Это важное свидетельство необходимо сопоставить с другими фактами. Прав ли Рымов по отношению к Соленику? Да, во многом прав.
Схваченный им абрис фигуры Чупруна – Соленика закрепляется, делается явственнее в высказываниях других мемуаристов: «Необыкновенно хорош и строго верен действительности бывал Соленик в „Москале-Чаровнике“, в роли Чупруна… – пишет неизвестный нам автор. – Многие изображают Чупруна простячком-хохлом, вахлаком, у Соленика он выходил хитрым малороссиянином под оболочкой простоты, и это-то простота была сама ирония»[121].
Прав ли Рымов по отношению к Щепкину? Да, в общем, прав. Автор второго высказывания о Соленике – Чупруне, как мы видели, также противопоставляет харьковского актера другим исполнителям этой роли – очевидно, прежде всего Щепкину. Но еще более важны непосредственные отзывы о трактовке Щепкиным образа Чупруна.
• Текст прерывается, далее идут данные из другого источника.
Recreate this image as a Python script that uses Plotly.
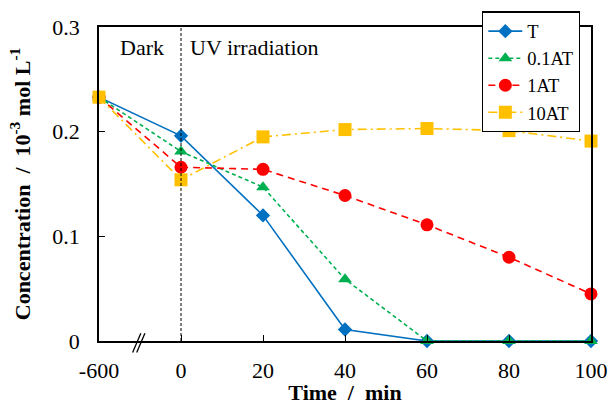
import plotly.graph_objects as go

# ---- data ----
time_labels = ["-600", "0", "20", "40", "60", "80", "100"]
series_names = ["T", "0.1AT", "1AT", "10AT"]
conc_T = [0.233, 0.196, 0.120, 0.011, 0.0, 0.0, 0.0]
conc_01AT = [0.233, 0.181, 0.147, 0.059, 0.0, 0.0, 0.0]
conc_1AT = [0.233, 0.166, 0.164, 0.139, 0.111, 0.080, 0.045]
conc_10AT = [0.233, 0.154, 0.195, 0.202, 0.203, 0.201, 0.191]
y_ticks = [0, 0.1, 0.2, 0.3]
y_ticktext = ["0", "0.1", "0.2", "0.3"]

FONT = '"Liberation Serif", "Times New Roman", serif'

styles = [
    dict(color="#0070C0", dash="solid", symbol="diamond", size=11),
    dict(color="#00B050", dash="4px,3px", symbol="triangle-up", size=12),
    dict(color="#FF0000", dash="7px,5px", symbol="circle", size=13),
    dict(color="#FFC000", dash="9px,4px,2px,4px", symbol="square", size=13),
]
values = [conc_T, conc_01AT, conc_1AT, conc_10AT]

fig = go.Figure()
for name, vals, st in zip(series_names, values, styles):
    fig.add_trace(go.Scatter(
        x=time_labels, y=vals, name=name, mode="lines+markers",
        line=dict(color=st["color"], width=1.6, dash=st["dash"]),
        marker=dict(color=st["color"], symbol=st["symbol"], size=st["size"]),
        cliponaxis=False,
    ))

fig.update_layout(
    width=609, height=405,
    margin=dict(l=99, r=18, t=27, b=64, autoexpand=False),
    paper_bgcolor="white", plot_bgcolor="white",
    font=dict(family=FONT, size=22, color="black"),
    showlegend=True,
    legend=dict(
        xref="container", yref="container",
        x=0.7915, y=0.972, xanchor="left", yanchor="top",
        bgcolor="white", bordercolor="black", borderwidth=1.3,
        font=dict(family=FONT, size=18.5, color="black"),
        tracegroupgap=0, itemwidth=34,
    ),
    xaxis=dict(
        type="category", range=[0, 6], automargin=False,
        showline=True, linecolor="black", linewidth=1.5, mirror=True,
        ticks="inside", ticklen=6, tickcolor="black", tickwidth=1.2,
        ticklabelstandoff=9,
        showgrid=False, zeroline=False,
        tickfont=dict(family=FONT, size=22),
        title=dict(text="<b>Time  /  min</b>", font=dict(family=FONT, size=22), standoff=7),
    ),
    yaxis=dict(
        range=[0, 0.3], tickvals=y_ticks, ticktext=y_ticktext, automargin=False,
        showline=True, linecolor="black", linewidth=1.5, mirror=True,
        ticks="inside", ticklen=6, tickcolor="black", tickwidth=1.2,
        ticklabelstandoff=13,
        showgrid=False, zeroline=False,
        tickfont=dict(family=FONT, size=22),
        title=dict(text="<b>Concentration  /  10<sup>-3</sup> mol L<sup>-1</sup></b>",
                   font=dict(family=FONT, size=22), standoff=16),
    ),
)

# dashed line at t = 0
fig.add_shape(type="line", xref="x", yref="paper", x0=1, x1=1, y0=0, y1=1,
              line=dict(color="black", width=1, dash="3px,2px"))
# axis break marks
for dx in (0.0, 0.05):
    fig.add_shape(type="line", xref="x", yref="paper",
                  x0=0.41 + dx, x1=0.51 + dx, y0=-0.037, y1=0.025,
                  line=dict(color="black", width=1.3))

fig.add_annotation(text="Dark", xref="x", yref="paper", x=0.52, y=0.936,
                   xanchor="center", yanchor="middle",
                   showarrow=False, font=dict(family=FONT, size=22))
fig.add_annotation(text="UV irradiation", xref="x", yref="paper", x=1.085, y=0.936,
                   xanchor="left", yanchor="middle",
                   showarrow=False, font=dict(family=FONT, size=22))

fig.write_html(
    "out.html",
    config={"displayModeBar": False},
    post_script=(
        "document.body.style.margin='0';"
        "document.body.style.overflow='hidden';"
        "document.documentElement.style.overflow='hidden';"
    ),
)
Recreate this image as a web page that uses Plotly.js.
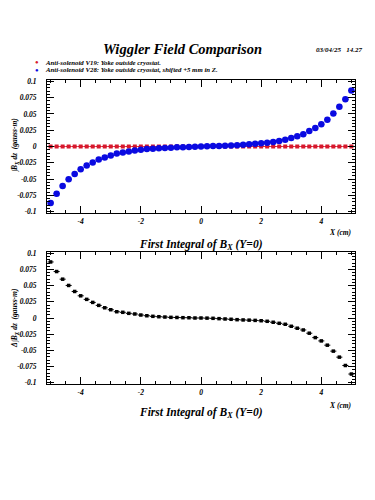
<!DOCTYPE html>
<html>
<head>
<meta charset="utf-8">
<script src="https://cdn.plot.ly/plotly-3.0.1.min.js"></script>
<style>html,body{margin:0;padding:0;background:#fff;}#chart{width:375px;height:500px;}</style>
</head>
<body>
<div id="chart"></div>
<script>
// ---- data ----
const xPos = [-5.0,-4.8,-4.6,-4.4,-4.2,-4.0,-3.8,-3.6,-3.4,-3.2,-3.0,-2.8,-2.6,-2.4,-2.2,-2.0,-1.8,-1.6,-1.4,-1.2,-1.0,-0.8,-0.6,-0.4,-0.2,0.0,0.2,0.4,0.6,0.8,1.0,1.2,1.4,1.6,1.8,2.0,2.2,2.4,2.6,2.8,3.0,3.2,3.4,3.6,3.8,4.0,4.2,4.4,4.6,4.8,5.0];
const v19 = [0,0,0,0,0,0,0,0,0,0,0,0,0,0,0,0,0,0,0,0,0,0,0,0,0,0,0,0,0,0,0,0,0,0,0,0,0,0,0,0,0,0,0,0,0,0,0,0,0,0,0];
const v28 = [-0.0866,-0.0723,-0.0604,-0.0501,-0.0420,-0.0348,-0.0292,-0.0246,-0.0200,-0.0169,-0.0138,-0.0108,-0.0092,-0.0075,-0.0060,-0.0048,-0.0040,-0.0033,-0.0027,-0.0022,-0.0018,-0.0013,-0.0010,-0.0006,-0.0003,0.0000,0.0003,0.0006,0.0009,0.0012,0.0016,0.0021,0.0026,0.0034,0.0043,0.0049,0.0058,0.0069,0.0085,0.0105,0.0131,0.0157,0.0188,0.0238,0.0285,0.0342,0.0412,0.0505,0.0608,0.0726,0.0858];
const diff = [0.0866,0.0718,0.0600,0.0503,0.0410,0.0343,0.0288,0.0241,0.0195,0.0158,0.0128,0.0097,0.0088,0.0072,0.0062,0.0046,0.0035,0.0026,0.0020,0.0015,0.0010,0.0008,0.0005,0.0004,0.0000,0.0000,-0.0002,-0.0005,-0.0010,-0.0015,-0.0020,-0.0026,-0.0030,-0.0033,-0.0037,-0.0042,-0.0051,-0.0066,-0.0082,-0.0097,-0.0128,-0.0158,-0.0185,-0.0235,-0.0303,-0.0354,-0.0420,-0.0512,-0.0605,-0.0734,-0.0866];
const xTickVals = [-4,-2,0,2,4];
const xTickText = ['-4','-2','0','2','4'];
const yTickVals = [-0.1,-0.075,-0.05,-0.025,0,0.025,0.05,0.075,0.1];
const yTickText = ['-0.1','-0.075','-0.05','-0.025','0','0.025','0.05','0.075','0.1'];
const legendNames = ['Anti-solenoid V19: Yoke outside cryostat.','Anti-solenoid V28: Yoke outside cryostat, shifted +5 mm in Z.'];

// ---- layout helpers ----
const L=47, R=20, T=80, B=116, W=375, H=500;
const pw = W-L-R, ph = H-T-B;
const px = p => (p-L)/pw;
const py = p => (H-B-p)/ph;
const SERIF = 'Liberation Serif, Times New Roman, serif';
const fnt = (s,c) => ({family:SERIF, size:s, color:c||'black', style:'italic', weight:'bold'});

const RED='rgb(215,25,45)', BLUE='rgb(10,10,225)';
const ex = c => ({type:'constant', value:0.1, width:0, thickness:1, color:c});

const traces = [
  {x:xPos, y:v19, xaxis:'x', yaxis:'y', mode:'markers', type:'scatter',
   marker:{symbol:'square', size:4, color:RED}, error_x:ex(RED), showlegend:false},
  {x:xPos, y:v28, xaxis:'x', yaxis:'y', mode:'markers', type:'scatter',
   marker:{symbol:'circle', size:6.5, color:BLUE}, error_x:ex(BLUE), showlegend:false},
  {x:xPos, y:diff, xaxis:'x2', yaxis:'y2', mode:'markers', type:'scatter',
   marker:{symbol:'square', size:3.5, color:'black'}, error_x:ex('black'), showlegend:false}
];

const xax = anchor => ({
  anchor:anchor, range:[-5.12,5.12], tickmode:'array', tickvals:xTickVals, ticktext:xTickText,
  ticks:'inside', ticklen:7, tickcolor:'black', tickwidth:1,
  showline:true, linecolor:'black', linewidth:1, mirror:'ticks',
  showgrid:false, zeroline:false, tickfont:fnt(7.5), ticklabelstandoff:1,
  minor:{dtick:0.5, tick0:0, ticks:'inside', ticklen:3, tickcolor:'black', showgrid:false}
});
const yax = (anchor, dom) => ({
  anchor:anchor, domain:dom, range:[-0.102,0.102], tickmode:'array', tickvals:yTickVals, ticktext:yTickText,
  ticks:'inside', ticklen:7, tickcolor:'black', tickwidth:1,
  showline:true, linecolor:'black', linewidth:1, mirror:'ticks',
  showgrid:false, zeroline:false, tickfont:fnt(7.5), ticklabelstandoff:8,
  minor:{dtick:0.005, tick0:0, ticks:'inside', ticklen:3, tickcolor:'black', showgrid:false}
});

const ann = (x,y,text,size,opts) => Object.assign({xref:'paper', yref:'paper', x:px(x), y:py(y), text:text,
  showarrow:false, font:fnt(size), xanchor:'center', yanchor:'middle'}, opts||{});

const layout = {
  width:W, height:H, paper_bgcolor:'white', plot_bgcolor:'white',
  margin:{l:L, r:R, t:T, b:B}, showlegend:false,
  xaxis: xax('y'), yaxis: yax('x', [py(213), 1]),
  xaxis2: xax('y2'), yaxis2: yax('x2', [0, py(252)]),
  annotations: [
    ann(182, 49, 'Wiggler Field Comparison', 14.5),
    ann(364, 50, '03/04/25   14.27', 7, {xanchor:'right'}),
    ann(37, 62, '●', 6, {font:fnt(6, RED)}),
    ann(43, 62, legendNames[0], 6.8, {xanchor:'left'}),
    ann(37, 70, '●', 6, {font:fnt(6, BLUE)}),
    ann(43, 70, legendNames[1], 6.8, {xanchor:'left'}),
    ann(340, 232, 'X (cm)', 7.5),
    ann(201, 245, 'First Integral of B<sub>X</sub> (Y=0)', 11.5),
    ann(15, 146, '∫B<sub>X</sub> dz  (gauss-m)', 7.5, {textangle:-90}),
    ann(340, 405, 'X (cm)', 7.5),
    ann(201, 413, 'First Integral of B<sub>X</sub> (Y=0)', 11.5),
    ann(15, 318, 'Δ∫B<sub>X</sub> dz  (gauss-m)', 7.5, {textangle:-90})
  ]
};

Plotly.newPlot('chart', traces, layout, {displayModeBar:false, staticPlot:true});
</script>
</body>
</html>
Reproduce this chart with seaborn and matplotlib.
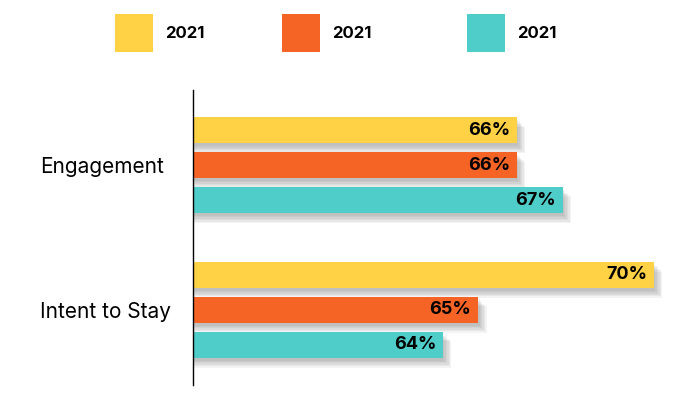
import pandas as pd
import matplotlib
matplotlib.use('Agg')
import matplotlib.pyplot as plt
import matplotlib.patheffects as pe
import seaborn as sns

# data (bar lengths), labels shown rounded
categories = ['Engagement', 'Intent to Stay']
series = ['s1', 's2', 's3']
legend_labels = ['2021', '2021', '2021']
values_s1 = [66.1, 70.0]
values_s2 = [66.1, 65.0]
values_s3 = [67.4, 64.0]
colors = ['#FFD145', '#F66425', '#4FCDC9']

df = pd.DataFrame({
    'category': categories * 3,
    'series': [s for s in series for _ in categories],
    'value': values_s1 + values_s2 + values_s3,
})

sns.set_style('white')
plt.rcParams['font.family'] = ['Inter', 'DejaVu Sans']

fig = plt.figure(figsize=(7, 4), dpi=100)
ax = fig.add_axes([193 / 700, 15 / 400, 487 / 700, 295 / 400])

sns.barplot(data=df, y='category', x='value', hue='series', orient='h',
            palette=colors, saturation=1, width=0.724, gap=0.25,
            linewidth=0, edgecolor='none', ax=ax, legend=True)

# soft drop shadow + labels inside bar ends
shadow = [pe.SimplePatchShadow(offset=(o, -o - 1), shadow_rgbFace='#555555', alpha=0.07)
          for o in (1, 2, 3, 4, 5, 6)]
for cont in ax.containers:
    for bar in cont:
        bar.set_path_effects(shadow + [pe.Normal()])
    txts = ax.bar_label(cont, labels=[f'{v:.0f}%' for v in cont.datavalues],
                        label_type='edge', padding=-5, fontsize=13,
                        fontweight='bold', color='black')
    for t in txts:
        t.set_horizontalalignment('right')

ax.set_xlim(56.89, 70.74)
ax.set_ylim(1.52, -0.52)
ax.set_xlabel('')
ax.set_ylabel('')
ax.set_xticks([])
for s in ['top', 'right', 'bottom']:
    ax.spines[s].set_visible(False)
ax.spines['left'].set_color('black')
ax.spines['left'].set_linewidth(1)
ax.tick_params(axis='y', length=0, pad=110, labelsize=15, labelcolor='black')
for lbl in ax.get_yticklabels():
    lbl.set_horizontalalignment('left')

# one legend entry per box, placed like the reference
handles, _ = ax.get_legend_handles_labels()
ax.get_legend().remove()
legend_x = [115, 282, 467]
for h, lab, x in zip(handles, legend_labels, legend_x):
    fig.legend([h], [lab], loc='center left', bbox_to_anchor=(x / 700, 1 - 33 / 400),
               frameon=False, borderpad=0, borderaxespad=0,
               handlelength=2.3, handleheight=3.1, handletextpad=0.7,
               prop={'weight': 'bold', 'size': 12}, labelcolor='black')

fig.savefig('out.png', dpi=100)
Рецензент А.Ж., видевший Щепкина в этой роли на казанской сцене, писал: «Тут-то весь неподдельный, естественный комизм его без малейших фарсов выказался в высшей степени. Неуловимыми оттенками смешались в нем и робость, и леность, и наивность, и неповоротливость, и уморительное молодечество, и во всем блеске врожденный юмор малороссиянина»[122]. Диапазон духовных черт Чупруна – Щепкина, каким он вырисовывается из этого отзыва, гораздо шире, чем у Рымова, и это естественно, потому что последний противопоставляет щепкинского солениковскому по одному, ведущему признаку. Но показательно, что и при таком подробном описании характера щепкинского Чупруна в нем не были отмечены те черты («хитрость» и «ирония» под оболочкой «простоты» и др.), которые и Рымов, и другой мемуарист ставили во главу угла трактовки образа Солеником. Видимо, Щепкин давал этой роли иной акцент. Будущий композитор А.Н. Серов, видевший Щепкина в Симферополе в 1846 году и отмечавший, что в созданном им характере Макогоненко (в «Наталке-Полтавке») главное – это «смесь» необычайной хитрости и доброты, обронил ценное замечание: «Тут совсем другой оттенок, нежели в Чупруне»[123]. (Серов имел в виду Чупруна – Щепкина.)
Но как проявлялось это различие трактовки образа Чупруна в ходе самого спектакля? Каков реальный смысл замечания о том, что у Щепкина Чупрун всему «верит», в то время как у Соленика он только притворяется простаком, а на самом деле «смекает все очень хорошо»?